We can very easilly redirect at least some of those tax dollars to pay for everyones’ basic needs, including, but not limited to: housing, healthcare, food, water, waste, sewage, high speed internet, public transit (like a bus/train pass).
And if we still don’t have enough tax dollars for that, we can very easilly make more than enough by taxing billionaires and corporations at their appropriate rate, getting rid of all loopholes by ensuring there is a tax floor that all corporations have to pay.

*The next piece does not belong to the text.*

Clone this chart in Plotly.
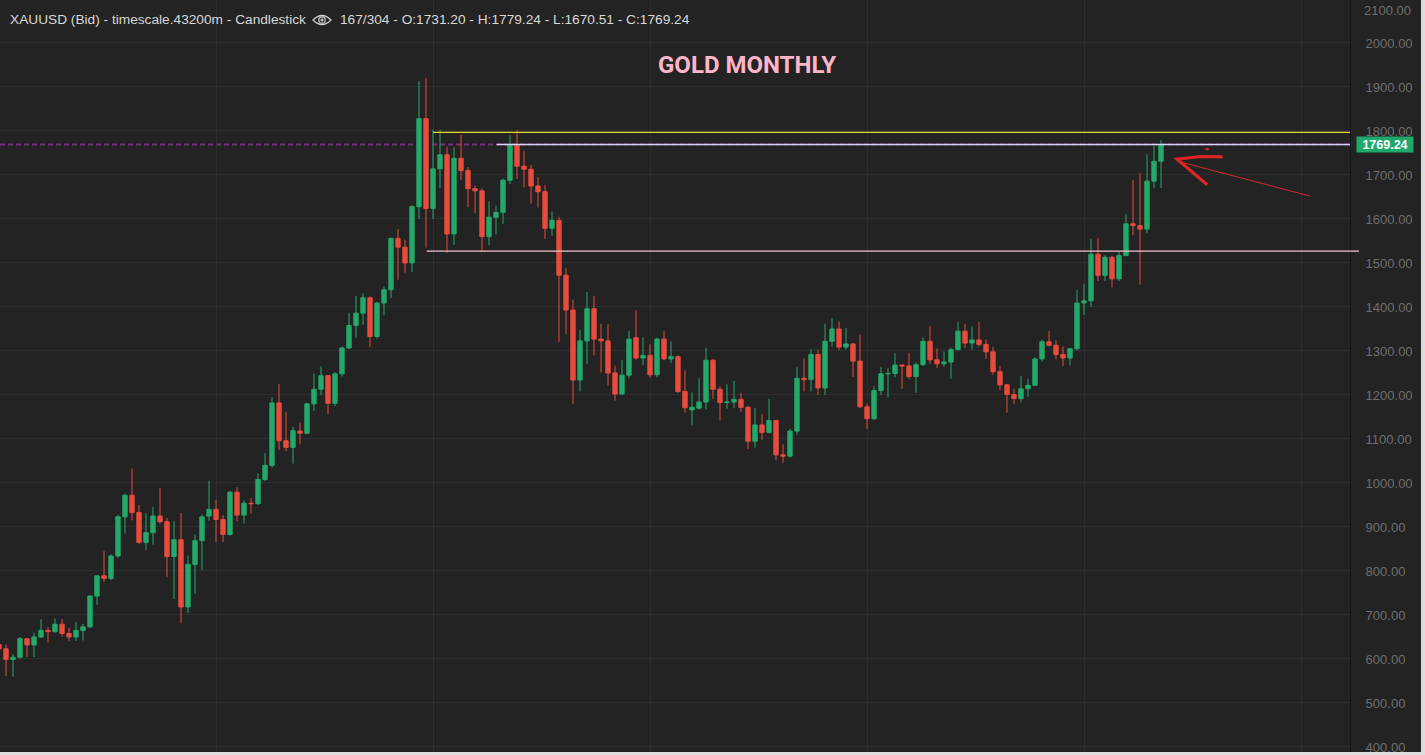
import plotly.graph_objects as go
import pandas as pd

# ---------------- data (XAUUSD monthly, Aug 2006 - Jun 2020) ----------------
months = pd.date_range("2006-08-01", periods=167, freq="MS").strftime("%Y-%m").tolist()

opens = [
    633, 623, 599, 604, 646,
    632, 650, 665, 662, 679, 658, 650, 665, 673, 743, 789, 783,
    834, 923, 972, 933, 865, 887, 925, 912, 833, 871, 718, 815,
    869, 925, 940, 917, 883, 979, 927, 954, 953, 1008, 1040, 1182,
    1096, 1081, 1118, 1113, 1180, 1213, 1244, 1181, 1248, 1307, 1358, 1386,
    1421, 1333, 1409, 1439, 1556, 1536, 1500, 1628, 1828, 1624, 1714, 1746,
    1566, 1738, 1710, 1669, 1664, 1560, 1604, 1615, 1688, 1768, 1720, 1713,
    1675, 1662, 1579, 1597, 1472, 1393, 1234, 1323, 1396, 1327, 1323, 1250,
    1202, 1245, 1330, 1284, 1290, 1246, 1327, 1282, 1287, 1208, 1166, 1170,
    1184, 1279, 1213, 1183, 1184, 1190, 1172, 1095, 1132, 1115, 1142, 1064,
    1061, 1118, 1238, 1235, 1292, 1216, 1322, 1350, 1309, 1316, 1277, 1173,
    1146, 1210, 1248, 1249, 1268, 1266, 1242, 1269, 1322, 1280, 1271, 1275,
    1303, 1345, 1318, 1325, 1315, 1298, 1253, 1223, 1201, 1192, 1214, 1222,
    1282, 1321, 1313, 1292, 1284, 1305, 1409, 1414, 1520, 1472, 1513, 1464,
    1517, 1589, 1585, 1577, 1686, 1731.20,
]
highs = [
    664, 633, 611, 650, 648,
    660, 690, 672, 692, 691, 671, 684, 680, 744, 790, 845, 838,
    928, 976, 1033, 950, 931, 946, 988, 920, 913, 932, 835, 883,
    928, 1005, 962, 927, 982, 990, 960, 966, 1022, 1068, 1195, 1225,
    1162, 1128, 1137, 1181, 1249, 1265, 1245, 1252, 1310, 1387, 1425, 1431,
    1424, 1411, 1447, 1557, 1577, 1553, 1632, 1913, 1921, 1803, 1803, 1764,
    1763, 1791, 1718, 1676, 1669, 1640, 1630, 1692, 1790, 1802, 1755, 1723,
    1695, 1677, 1617, 1605, 1488, 1417, 1348, 1434, 1425, 1362, 1361, 1267,
    1280, 1346, 1392, 1331, 1315, 1330, 1345, 1322, 1290, 1256, 1206, 1238,
    1307, 1282, 1219, 1224, 1232, 1205, 1175, 1170, 1157, 1191, 1143, 1088,
    1123, 1263, 1283, 1304, 1303, 1362, 1375, 1367, 1352, 1318, 1337, 1180,
    1220, 1264, 1261, 1295, 1270, 1296, 1274, 1331, 1357, 1306, 1299, 1307,
    1366, 1362, 1356, 1366, 1326, 1309, 1266, 1225, 1214, 1243, 1237, 1285,
    1326, 1346, 1324, 1310, 1305, 1439, 1452, 1555, 1557, 1518, 1516, 1525,
    1611, 1689, 1704, 1747, 1765, 1779.24,
]
lows = [
    610, 561, 560, 601, 605,
    604, 648, 637, 660, 651, 640, 641, 642, 670, 723, 775, 779,
    830, 885, 915, 862, 848, 860, 908, 786, 736, 681, 705, 748,
    802, 914, 866, 866, 880, 913, 908, 930, 950, 1004, 1035, 1075,
    1072, 1044, 1088, 1112, 1164, 1200, 1157, 1175, 1242, 1305, 1330, 1360,
    1309, 1328, 1381, 1420, 1462, 1478, 1480, 1600, 1535, 1600, 1670, 1523,
    1541, 1688, 1627, 1613, 1527, 1540, 1565, 1589, 1680, 1691, 1672, 1635,
    1626, 1555, 1562, 1321, 1338, 1180, 1208, 1271, 1290, 1251, 1221, 1187,
    1202, 1238, 1280, 1268, 1240, 1240, 1280, 1273, 1205, 1160, 1131, 1167,
    1167, 1191, 1142, 1169, 1170, 1162, 1077, 1080, 1098, 1113, 1052, 1046,
    1058, 1110, 1208, 1208, 1200, 1200, 1310, 1302, 1303, 1241, 1171, 1123,
    1144, 1200, 1195, 1240, 1214, 1236, 1205, 1266, 1271, 1261, 1264, 1237,
    1302, 1307, 1303, 1310, 1282, 1246, 1211, 1160, 1180, 1183, 1196, 1221,
    1276, 1311, 1281, 1266, 1267, 1301, 1382, 1400, 1459, 1459, 1445, 1459,
    1515, 1563, 1451, 1567, 1670, 1670.51,
]
closes = [
    623, 599, 604, 646, 632,
    650, 665, 662, 679, 658, 650, 665, 673, 743, 789, 783, 834,
    923, 972, 933, 865, 887, 925, 912, 833, 871, 718, 815, 869,
    923, 940, 917, 883, 979, 927, 954, 953, 1008, 1040, 1182, 1096,
    1081, 1119, 1113, 1180, 1213, 1244, 1181, 1248, 1307, 1358, 1386, 1421,
    1333, 1409, 1439, 1556, 1536, 1500, 1628, 1828, 1624, 1714, 1746, 1566,
    1738, 1710, 1669, 1664, 1560, 1604, 1615, 1688, 1768, 1720, 1713, 1675,
    1662, 1579, 1597, 1472, 1393, 1234, 1323, 1396, 1327, 1323, 1250, 1202,
    1245, 1327, 1284, 1290, 1246, 1327, 1282, 1287, 1208, 1171, 1172, 1184,
    1279, 1213, 1183, 1184, 1190, 1172, 1095, 1132, 1115, 1142, 1064, 1061,
    1118, 1238, 1235, 1292, 1216, 1322, 1350, 1309, 1316, 1277, 1173, 1146,
    1210, 1248, 1249, 1268, 1266, 1242, 1269, 1322, 1280, 1271, 1275, 1303,
    1345, 1318, 1325, 1315, 1298, 1253, 1223, 1201, 1192, 1214, 1222, 1282,
    1321, 1313, 1292, 1284, 1305, 1409, 1414, 1520, 1472, 1513, 1464, 1517,
    1589, 1585, 1577, 1686, 1731, 1769.24,
]

price_ticks = list(range(400, 2001, 100))
extra_top_tick = 2100

# horizontal study lines: (level, start bar index)
yellow_level, yellow_start = 1797, 62
pink_level, pink_start = 1527, 61.1
white_level, white_start = 1769.24, 71.1

# ---------------- layout geometry ----------------
W, H = 1425, 755
ML, MR, MT, MB = 0, 75, 0, 3
PW, PH = W - ML - MR, H - MT - MB
XR = [1 / 7, 1351 / 7]
YR = [388.6, 2097.7]

UP, DOWN = "#24a96b", "#e84c3d"
BG = "#232323"
GRID = "#2e2e2e"


def px(x):  # pixel x -> paper
    return (x - ML) / PW


def py(y):  # pixel y -> paper
    return 1 - (y - MT) / PH


def xi(i):  # bar index -> paper
    return (i - XR[0]) / (XR[1] - XR[0])


x_idx = list(range(len(months)))

fig = go.Figure()
fig.add_trace(go.Candlestick(
    x=x_idx, open=opens, high=highs, low=lows, close=closes,
    text=months, hoverinfo="text+y",
    increasing=dict(line=dict(color=UP, width=1), fillcolor=UP),
    decreasing=dict(line=dict(color=DOWN, width=1), fillcolor=DOWN),
    whiskerwidth=0, showlegend=False,
))

shapes = []
# purple dashed last-price line
shapes.append(dict(type="line", xref="paper", yref="y", x0=0, x1=1,
                   y0=closes[-1], y1=closes[-1],
                   line=dict(color="#74307a", width=2, dash="5px,3px"), layer="below"))
# lavender line
shapes.append(dict(type="line", xref="paper", yref="y", x0=xi(white_start), x1=1,
                   y0=white_level, y1=white_level,
                   line=dict(color="#d4d6f7", width=1.3), layer="above"))
# yellow line
shapes.append(dict(type="line", xref="paper", yref="y", x0=xi(yellow_start), x1=1,
                   y0=yellow_level, y1=yellow_level,
                   line=dict(color="#e6dc2a", width=1.2), layer="above"))
# pink line
shapes.append(dict(type="line", xref="paper", yref="y", x0=xi(pink_start), x1=px(1359),
                   y0=pink_level, y1=pink_level,
                   line=dict(color="#f3c3cc", width=1.3), layer="above"))

# hand-drawn red arrow (data coordinates)
shapes.append(dict(type="line", xref="x", yref="y", x0=187.3, y0=1652, x1=168.7, y1=1730,
                   line=dict(color="#d42a2a", width=1), layer="above"))
shapes.append(dict(type="path", xref="x", yref="y",
                   path="M 174.8,1741 L 171.6,1742 L 168.3,1736 L 172.6,1678",
                   line=dict(color="#e02323", width=3.2), layer="above"))
shapes.append(dict(type="circle", xref="x", yref="y", x0=172.4, x1=172.8, y0=1757, y1=1761,
                   line=dict(color="#e02323", width=1), fillcolor="#e02323", layer="above"))

# eye icon in the header
shapes.append(dict(type="path", xref="paper", yref="paper",
                   path=(f"M {px(313)},{py(20)} Q {px(322)},{py(11)} {px(331)},{py(20)} "
                         f"Q {px(322)},{py(29)} {px(313)},{py(20)} Z"),
                   line=dict(color="#d0d0d0", width=1.2), layer="above"))
shapes.append(dict(type="circle", xref="paper", yref="paper",
                   x0=px(318.8), x1=px(325.2), y0=py(23.2), y1=py(16.8),
                   line=dict(color="#d0d0d0", width=1.2), layer="above"))
shapes.append(dict(type="circle", xref="paper", yref="paper",
                   x0=px(320.8), x1=px(323.2), y0=py(21.2), y1=py(18.8),
                   line=dict(color="#d0d0d0", width=0.5), fillcolor="#d0d0d0", layer="above"))

# light window border strips (right / bottom)
shapes.append(dict(type="rect", xref="paper", yref="paper", x0=px(1421), x1=px(1426),
                   y0=py(-1), y1=py(756), line=dict(width=0), fillcolor="#dcdcdc", layer="above"))
shapes.append(dict(type="rect", xref="paper", yref="paper", x0=px(-1), x1=px(1426),
                   y0=py(752), y1=py(756), line=dict(width=0), fillcolor="#dcdcdc", layer="above"))

hdr_font = dict(family="Liberation Sans, Arial, sans-serif", size=13.7, color="#d8d8d8")
annotations = [
    dict(text="XAUUSD (Bid) - timescale.43200m - Candlestick", xref="paper", yref="paper",
         x=px(8), y=py(20), xanchor="left", yanchor="middle", showarrow=False, font=hdr_font),
    dict(text=(f"{len(months)}/304 - O:{opens[-1]:.2f} - H:{highs[-1]:.2f} - "
               f"L:{lows[-1]:.2f} - C:{closes[-1]:.2f}"),
         xref="paper", yref="paper", x=px(338), y=py(20), xanchor="left", yanchor="middle",
         showarrow=False, font=hdr_font),
    dict(text="<b>GOLD MONTHLY</b>", xref="paper", yref="paper", x=px(747), y=py(65),
         xanchor="center", yanchor="middle", showarrow=False,
         font=dict(family="Roboto, Liberation Sans, Arial", size=24, color="#ffb5c9")),
    dict(text=f"{extra_top_tick:.2f}", xref="paper", yref="paper", x=px(1362), y=py(10),
         xanchor="left", yanchor="middle", showarrow=False,
         font=dict(family="Liberation Sans, Arial", size=13, color="#6e6e6e")),
    dict(text=f"<b>{closes[-1]:.2f}</b>", xref="paper", yref="y", x=px(1356), y=closes[-1],
         xanchor="left", yanchor="middle", showarrow=False, bgcolor="#1ea86a",
         width=55, height=14, borderpad=0.5,
         font=dict(family="Liberation Sans, Arial", size=12.5, color="#ffffff")),
]

fig.update_layout(
    width=W, height=H,
    margin=dict(l=ML, r=MR, t=MT, b=MB, pad=0),
    paper_bgcolor=BG, plot_bgcolor=BG,
    shapes=shapes, annotations=annotations,
    boxgap=0.12,
    xaxis=dict(range=XR, rangeslider=dict(visible=False), showticklabels=False,
               tickvals=[31.14 + 31 * k for k in range(7)], showgrid=True, gridcolor=GRID,
               gridwidth=1, zeroline=False, showline=False, ticks=""),
    yaxis=dict(range=YR, side="right", tickvals=price_ticks, tickformat=".2f",
               showgrid=True, gridcolor=GRID, gridwidth=1, zeroline=False,
               showline=True, linecolor="#171717", linewidth=1, ticks="",
               ticklabelstandoff=12,
               tickfont=dict(family="Liberation Sans, Arial", size=13, color="#6e6e6e")),
    hovermode="closest",
)

fig.write_html("out.html", config={"displayModeBar": False},
               post_script="document.body.style.margin='0';document.body.style.overflow='hidden';")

Now, the system I am actually in favor of expands upon this idea of social democracy that I described above by forcing all corporations to become worker-owned coops after splitting them up into small businesses (by city, county, or rural region depending on what the locals prefer). This would also have the effect of abolishing the stock market, as the workers would have exclusive ownership of their company that they work for. This would functionally transform the workplace into a democracy. Imagine being able to hire/fire your boss with a vote, or having a say in what your company will be producing. This already exists, and they’re called worker-owned coops.
I would also like a hard wealth cap of $50 million tied to inflation. Nobody needs more than $50 million to have more than a happy retirement, regardless of age.
I believe that money = power, and power leads to inevitable corruption. Therefore, the only logical way to prevent corruption is to prevent people from ever being able to have that kind of power.
Check out Professor Richard Wolff if you want to learn more about this stuff. He’s a doctor and professor of economics with a focus on macroeconomics.
Speaking of which, zillow’s stupid “zestimate” is worthless. Any assclown can put their house up for way too high a price and the zestimate will automatically jump up to match.
Apparently the value is whatever the seller says it is, even if the home has been on the market for over a year (either continuously or repeatedly taken off and put on, I guess to reset the time on market).